= Directions for this task =
Copy out every line that contains "document".

= Records for processing =
⁂

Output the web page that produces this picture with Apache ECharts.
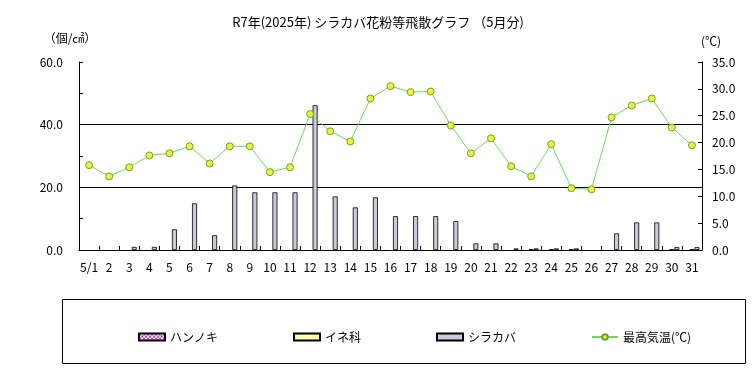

⁂

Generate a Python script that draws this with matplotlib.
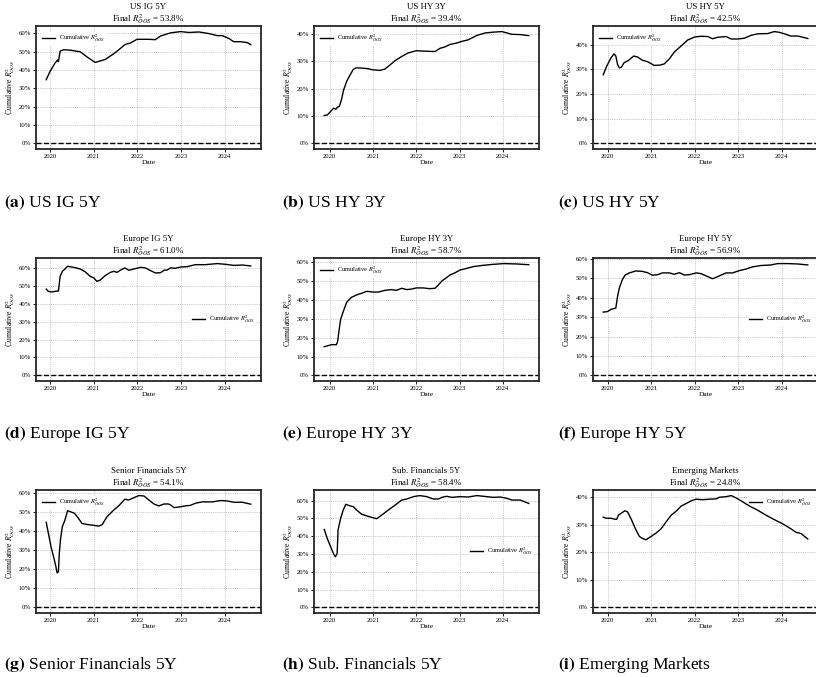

⁂

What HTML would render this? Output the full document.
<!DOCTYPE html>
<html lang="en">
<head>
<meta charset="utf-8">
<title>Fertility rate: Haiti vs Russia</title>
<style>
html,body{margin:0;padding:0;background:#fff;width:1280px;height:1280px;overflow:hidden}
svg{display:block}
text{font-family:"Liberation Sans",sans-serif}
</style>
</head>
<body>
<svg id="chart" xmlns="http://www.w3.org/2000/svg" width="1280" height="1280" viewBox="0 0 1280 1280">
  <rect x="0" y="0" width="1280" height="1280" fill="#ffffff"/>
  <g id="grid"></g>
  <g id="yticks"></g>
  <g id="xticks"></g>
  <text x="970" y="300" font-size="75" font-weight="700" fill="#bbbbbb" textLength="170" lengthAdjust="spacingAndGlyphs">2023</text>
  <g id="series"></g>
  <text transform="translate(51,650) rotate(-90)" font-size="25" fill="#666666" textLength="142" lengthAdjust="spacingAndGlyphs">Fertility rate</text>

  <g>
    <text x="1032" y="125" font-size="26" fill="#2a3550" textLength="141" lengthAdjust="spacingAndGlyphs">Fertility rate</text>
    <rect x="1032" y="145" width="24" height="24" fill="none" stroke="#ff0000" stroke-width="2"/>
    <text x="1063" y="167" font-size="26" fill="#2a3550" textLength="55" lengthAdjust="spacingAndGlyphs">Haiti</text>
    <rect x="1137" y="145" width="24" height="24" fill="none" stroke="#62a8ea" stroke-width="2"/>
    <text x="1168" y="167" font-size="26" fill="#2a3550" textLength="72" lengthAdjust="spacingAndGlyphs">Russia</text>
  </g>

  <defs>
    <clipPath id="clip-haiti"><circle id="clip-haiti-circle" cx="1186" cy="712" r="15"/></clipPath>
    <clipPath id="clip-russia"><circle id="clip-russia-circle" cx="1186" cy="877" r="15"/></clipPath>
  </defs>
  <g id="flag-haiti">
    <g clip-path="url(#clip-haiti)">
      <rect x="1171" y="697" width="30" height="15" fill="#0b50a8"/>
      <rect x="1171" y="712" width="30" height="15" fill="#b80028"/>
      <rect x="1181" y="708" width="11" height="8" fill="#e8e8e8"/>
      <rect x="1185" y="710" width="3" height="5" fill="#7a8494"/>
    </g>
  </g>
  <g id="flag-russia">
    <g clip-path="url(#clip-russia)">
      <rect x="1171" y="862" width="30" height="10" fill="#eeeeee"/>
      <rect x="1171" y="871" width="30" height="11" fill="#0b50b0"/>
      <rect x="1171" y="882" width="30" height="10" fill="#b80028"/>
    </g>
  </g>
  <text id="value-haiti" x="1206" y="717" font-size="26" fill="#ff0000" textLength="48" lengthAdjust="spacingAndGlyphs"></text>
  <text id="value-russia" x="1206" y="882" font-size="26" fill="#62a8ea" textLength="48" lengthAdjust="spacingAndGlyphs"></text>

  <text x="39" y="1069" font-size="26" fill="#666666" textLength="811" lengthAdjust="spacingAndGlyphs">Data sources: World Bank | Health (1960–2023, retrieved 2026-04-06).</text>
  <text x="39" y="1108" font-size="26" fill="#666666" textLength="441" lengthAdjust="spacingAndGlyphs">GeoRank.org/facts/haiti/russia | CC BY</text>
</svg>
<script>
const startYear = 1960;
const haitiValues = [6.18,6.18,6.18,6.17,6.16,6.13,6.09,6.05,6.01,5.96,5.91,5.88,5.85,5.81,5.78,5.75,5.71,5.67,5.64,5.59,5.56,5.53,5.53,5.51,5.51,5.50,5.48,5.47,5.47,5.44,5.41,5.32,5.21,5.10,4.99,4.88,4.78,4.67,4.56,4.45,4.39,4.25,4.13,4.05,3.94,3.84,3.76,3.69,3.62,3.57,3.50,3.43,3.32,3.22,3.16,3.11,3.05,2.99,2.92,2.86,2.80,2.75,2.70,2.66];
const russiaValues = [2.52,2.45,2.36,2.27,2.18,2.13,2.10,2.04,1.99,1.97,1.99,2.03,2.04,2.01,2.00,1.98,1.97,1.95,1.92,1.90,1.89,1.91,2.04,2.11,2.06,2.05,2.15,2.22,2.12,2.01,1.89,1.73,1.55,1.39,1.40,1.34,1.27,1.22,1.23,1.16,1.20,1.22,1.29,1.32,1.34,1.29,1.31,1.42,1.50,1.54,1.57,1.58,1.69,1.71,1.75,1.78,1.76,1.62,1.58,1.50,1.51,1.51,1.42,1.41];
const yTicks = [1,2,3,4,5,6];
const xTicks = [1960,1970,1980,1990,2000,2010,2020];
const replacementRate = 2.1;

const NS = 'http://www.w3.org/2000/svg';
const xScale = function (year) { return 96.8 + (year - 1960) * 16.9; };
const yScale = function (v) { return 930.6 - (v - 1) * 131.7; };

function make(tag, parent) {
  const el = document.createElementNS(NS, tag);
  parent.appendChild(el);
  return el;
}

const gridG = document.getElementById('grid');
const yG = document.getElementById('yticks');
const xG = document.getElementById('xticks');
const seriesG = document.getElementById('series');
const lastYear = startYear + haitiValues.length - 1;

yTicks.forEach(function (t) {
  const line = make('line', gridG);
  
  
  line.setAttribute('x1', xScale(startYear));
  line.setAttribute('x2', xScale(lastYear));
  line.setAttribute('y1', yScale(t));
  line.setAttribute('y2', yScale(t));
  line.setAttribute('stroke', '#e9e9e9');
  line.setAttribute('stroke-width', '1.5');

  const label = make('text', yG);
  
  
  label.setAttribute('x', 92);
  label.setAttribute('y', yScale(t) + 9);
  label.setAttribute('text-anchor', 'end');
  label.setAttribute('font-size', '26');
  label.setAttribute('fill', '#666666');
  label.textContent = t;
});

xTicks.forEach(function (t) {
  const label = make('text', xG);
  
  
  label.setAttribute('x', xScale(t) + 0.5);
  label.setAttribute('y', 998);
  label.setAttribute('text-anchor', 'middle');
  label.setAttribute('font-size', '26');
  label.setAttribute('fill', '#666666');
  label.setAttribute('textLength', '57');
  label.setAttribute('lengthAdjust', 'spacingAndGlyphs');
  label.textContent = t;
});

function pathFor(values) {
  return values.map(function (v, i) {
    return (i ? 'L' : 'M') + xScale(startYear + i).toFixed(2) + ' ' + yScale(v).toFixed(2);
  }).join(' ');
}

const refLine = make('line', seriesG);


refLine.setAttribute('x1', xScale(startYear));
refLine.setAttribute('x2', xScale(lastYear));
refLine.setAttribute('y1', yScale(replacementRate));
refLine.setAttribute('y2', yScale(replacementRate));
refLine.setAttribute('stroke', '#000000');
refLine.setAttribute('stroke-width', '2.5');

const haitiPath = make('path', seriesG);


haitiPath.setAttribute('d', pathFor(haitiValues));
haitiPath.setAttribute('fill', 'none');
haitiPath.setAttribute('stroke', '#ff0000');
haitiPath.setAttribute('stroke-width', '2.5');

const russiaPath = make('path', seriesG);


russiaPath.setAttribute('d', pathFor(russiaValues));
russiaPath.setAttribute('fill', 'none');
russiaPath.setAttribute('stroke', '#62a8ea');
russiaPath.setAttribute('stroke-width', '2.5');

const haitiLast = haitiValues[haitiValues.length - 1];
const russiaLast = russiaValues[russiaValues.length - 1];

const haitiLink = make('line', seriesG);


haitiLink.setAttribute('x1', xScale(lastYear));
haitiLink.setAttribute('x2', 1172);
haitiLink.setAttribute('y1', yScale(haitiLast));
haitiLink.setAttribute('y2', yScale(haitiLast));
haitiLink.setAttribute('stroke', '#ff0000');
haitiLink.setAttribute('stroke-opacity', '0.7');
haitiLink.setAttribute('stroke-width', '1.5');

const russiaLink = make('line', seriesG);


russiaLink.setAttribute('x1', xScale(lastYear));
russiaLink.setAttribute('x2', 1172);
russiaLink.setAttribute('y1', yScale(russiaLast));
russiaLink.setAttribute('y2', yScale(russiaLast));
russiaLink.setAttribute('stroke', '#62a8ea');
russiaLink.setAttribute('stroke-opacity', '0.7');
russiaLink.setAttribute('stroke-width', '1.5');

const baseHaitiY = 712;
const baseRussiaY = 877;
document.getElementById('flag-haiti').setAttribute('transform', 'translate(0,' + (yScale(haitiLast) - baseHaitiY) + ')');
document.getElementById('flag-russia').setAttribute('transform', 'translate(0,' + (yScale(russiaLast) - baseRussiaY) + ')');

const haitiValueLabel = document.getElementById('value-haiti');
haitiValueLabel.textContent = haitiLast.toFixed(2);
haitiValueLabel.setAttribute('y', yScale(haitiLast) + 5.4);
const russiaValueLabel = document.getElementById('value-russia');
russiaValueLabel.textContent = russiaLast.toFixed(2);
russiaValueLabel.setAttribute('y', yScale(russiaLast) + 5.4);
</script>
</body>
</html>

⁂

= Result of this task =
What HTML would render this? Output the full document.
  const el = document.createElementNS(NS, tag);
const gridG = document.getElementById('grid');
const yG = document.getElementById('yticks');
const xG = document.getElementById('xticks');
const seriesG = document.getElementById('series');
document.getElementById('flag-haiti').setAttribute('transform', 'translate(0,' + (yScale(haitiLast) - baseHaitiY) + ')');
document.getElementById('flag-russia').setAttribute('transform', 'translate(0,' + (yScale(russiaLast) - baseRussiaY) + ')');
const haitiValueLabel = document.getElementById('value-haiti');
const russiaValueLabel = document.getElementById('value-russia');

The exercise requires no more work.